Stock markets likely to open lower ahead of Fed rate hike decision

K. S. Badri Narayanan | | Updated on: Sep 21, 2022

Analysts believe Indian stocks are still attractive due to strong macro economic scenario

Domestic stock markets are expected to open lower on Wednesday ahead of the US Federal Reserve’s decision on interest rate hike.

According to Emkay Global, repricing of the Fed since the Jackson Hole (JH) conference and the searing August inflation print imply that markets now expect over 70 bps rate hike.

"A 75 bps hike is sealed in this week's FOMC, but a 100 bps hike is not being ruled out. The guidance/dot plot is likely to tighten even more, if Fed delivers a hike of 75 bps vs 100 bps," it added.

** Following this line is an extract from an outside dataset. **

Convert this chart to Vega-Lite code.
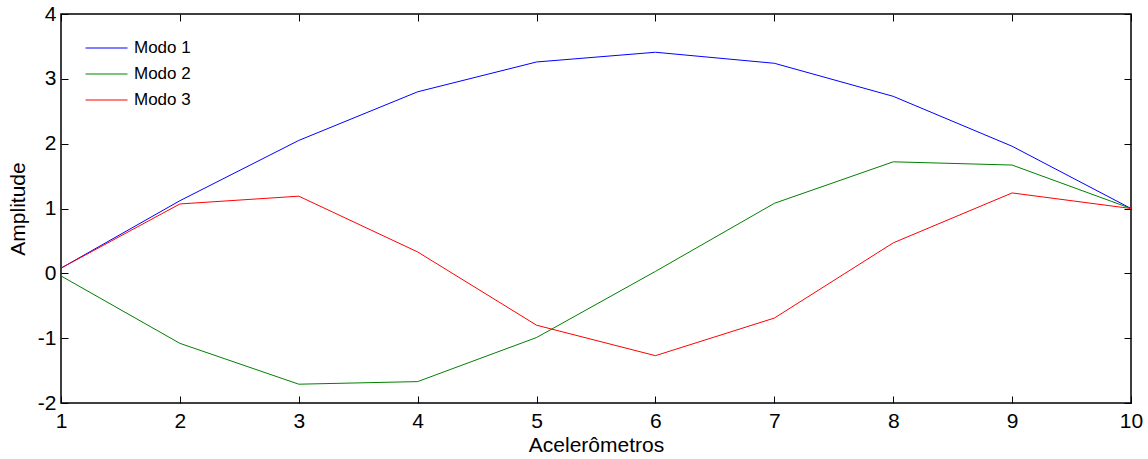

Mitul Shah-Head of Research at Reliance Securities, said: "While both the US Fed and the Reserve Bank of India have taken a hawkish stance in their fight against inflation, macroeconomic uncertainties are going to influence the market going ahead."

Meanwhile, SGX Nifty indicates that Nifty 50 is likely to open 100 points lower. Most equities across Asia Pacific region have opened with a negative bias on Wednesday by 0.3-1.5 per cent. Australian stocks are the worst among them by falling nearly 1.5 per cent.

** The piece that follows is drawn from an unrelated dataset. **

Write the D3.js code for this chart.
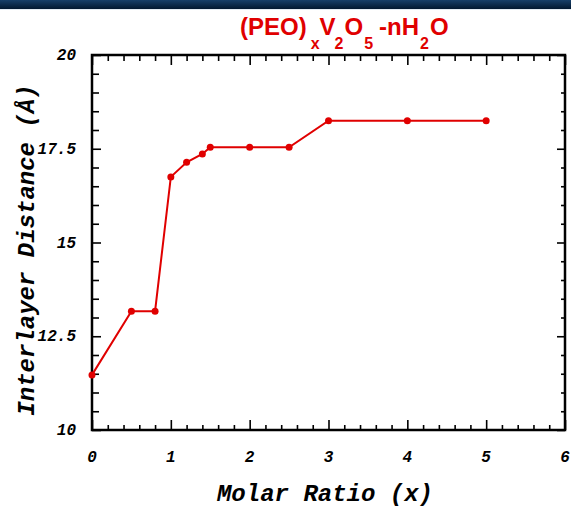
<!DOCTYPE html>
<html><head><meta charset="utf-8">
<script src="https://cdn.jsdelivr.net/npm/d3@7/dist/d3.min.js"></script>
<style>html,body{margin:0;padding:0;background:#fff;overflow:hidden}</style>
</head><body>
<svg id="c" width="571" height="507"></svg>
<script>
const molarRatio = [0, 0.5, 0.8, 1.0, 1.2, 1.4, 1.5, 2, 2.5, 3, 4, 5];
const distance = [11.47, 13.17, 13.17, 16.75, 17.14, 17.36, 17.54, 17.54, 17.54, 18.25, 18.25, 18.25];
const xTicks = [0, 1, 2, 3, 4, 5, 6];
const yTicks = [10, 12.5, 15, 17.5, 20];
const yTickLabels = ["10", "12.5", "15", "17.5", "20"];

(function(){
const svg = d3.select("#c");
const red = "#e00000";
const L = 92, R = 565, T = 55, B = 430;
const x = d3.scaleLinear().domain([0, 6]).range([L, R]);
const y = d3.scaleLinear().domain([10, 20]).range([B, T]);

// top banner
const defs = svg.append("defs");
const g = defs.append("linearGradient").attr("id","bar").attr("x1",0).attr("y1",0).attr("x2",0).attr("y2",1);
g.append("stop").attr("offset","0%").attr("stop-color","#17406a");
g.append("stop").attr("offset","100%").attr("stop-color","#021830");
svg.append("rect").attr("x",0).attr("y",0).attr("width",571).attr("height",9).attr("fill","url(#bar)");
svg.append("rect").attr("x",0).attr("y",9).attr("width",571).attr("height",1).attr("fill","#e3ebf3");

const tickFont = "'Liberation Mono','Courier New',monospace";
const minorX = d3.range(0, 6.0001, 0.2);
const minorY = d3.range(10, 20.0001, 0.5);
const isMajor = (v, step) => Math.abs(v/step - Math.round(v/step)) < 1e-6;

const axB = svg.append("g").attr("transform",`translate(0,${B})`)
  .call(d3.axisTop(x).tickValues(minorX).tickFormat("").tickSizeOuter(0).tickSize(0));
axB.select(".domain").remove();
axB.selectAll(".tick line").attr("y2", d => isMajor(d,1) ? -10 : -5).attr("stroke","#000").attr("stroke-width",1.6);

const axT = svg.append("g").attr("transform",`translate(0,${T})`)
  .call(d3.axisBottom(x).tickValues(minorX).tickFormat("").tickSizeOuter(0).tickSize(0));
axT.select(".domain").remove();
axT.selectAll(".tick line").attr("y2", d => isMajor(d,1) ? 10 : 6).attr("stroke","#000").attr("stroke-width",1.6);

const axL = svg.append("g").attr("transform",`translate(${L},0)`)
  .call(d3.axisRight(y).tickValues(minorY).tickFormat("").tickSizeOuter(0).tickSize(0));
axL.select(".domain").remove();
axL.selectAll(".tick line").attr("x2", d => isMajor(d,2.5) ? 9 : 7).attr("stroke","#000").attr("stroke-width",1.6);

const axR = svg.append("g").attr("transform",`translate(${R},0)`)
  .call(d3.axisLeft(y).tickValues(minorY).tickFormat("").tickSizeOuter(0).tickSize(0));
axR.select(".domain").remove();
axR.selectAll(".tick line").attr("x2", d => isMajor(d,2.5) ? -8 : -4).attr("stroke","#000").attr("stroke-width",1.6);

// frame
svg.append("rect").attr("x",L).attr("y",T).attr("width",R-L).attr("height",B-T)
  .attr("fill","none").attr("stroke","#000").attr("stroke-width",2.5);

// tick labels
svg.append("g").selectAll("text").data(xTicks).join("text")
  .attr("x", d => x(d)).attr("y", 462).attr("text-anchor","middle")
  .attr("font-family", tickFont).attr("font-weight","bold").attr("font-style","italic")
  .attr("font-size", 16).attr("fill","#000").text(d => d);
svg.append("g").selectAll("text").data(yTicks).join("text")
  .attr("x", 76).attr("y", d => y(d) + 5).attr("text-anchor","end")
  .attr("font-family", tickFont).attr("font-weight","bold").attr("font-style","italic")
  .attr("font-size", 16).attr("fill","#000").text((d,i) => yTickLabels[i]);

// axis titles
svg.append("text").attr("x", 325).attr("y", 501).attr("text-anchor","middle")
  .attr("font-family", tickFont).attr("font-weight","bold").attr("font-style","italic")
  .attr("font-size", 24).attr("fill","#000").text("Molar Ratio (x)");
svg.append("text").attr("transform","translate(34,250) rotate(-90)").attr("text-anchor","middle")
  .attr("font-family", tickFont).attr("font-weight","bold").attr("font-style","italic")
  .attr("font-size", 24).attr("fill","#000").text("Interlayer Distance (Å)");

// title
const title = svg.append("text").attr("x", 240).attr("y", 35)
  .attr("font-family","'Liberation Sans',Arial,sans-serif").attr("font-weight","bold")
  .attr("font-size", 24).attr("fill", red);
const parts = [["(PEO)",0,0],["x",1,4],["V",0,0],["2",1,-1],["O",0,1],["5",1,1],["-nH",0,6],["2",1,1],["O",0,1]];
parts.forEach(([t,s,dx]) => {
  title.append("tspan").attr("font-size", s ? 16 : 24)
    .attr("baseline-shift", s ? "-14" : null).attr("dx", dx).text(t);
});

// data
const pts = molarRatio.map((v,i) => [v, distance[i]]);
svg.append("path").datum(pts)
  .attr("d", d3.line().x(d => x(d[0])).y(d => y(d[1])))
  .attr("fill","none").attr("stroke", red).attr("stroke-width", 2);
svg.append("g").selectAll("circle").data(pts).join("circle")
  .attr("cx", d => x(d[0])).attr("cy", d => y(d[1])).attr("r", 3.5).attr("fill", red);
})();
</script>
</body></html>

Betting on India’s growth story

Analysts, however, pointed out that institutional investors are finding Indian stocks attractive due to the relative strength of the economy.

Relief rally continued for the second straight session indicates that investors are finding local stocks attractive after every short-term correction, said Shrikant Chouhan, Head of Equity Research (Retail), Kotak Securities Ltd

"Even as there are talks of global recession at some point, the Indian economy is holding up really well in times of uncertainty, which is prompting investors to bet on our growth story," he added.

According to Shah, India is trading at a premium compared to emerging markets on high growth expectations. "We expect the outperformance to continue given the FII investments and strong macros for the Indian economy. We also expect strong economic rebound and better visibility in the near-term," he added.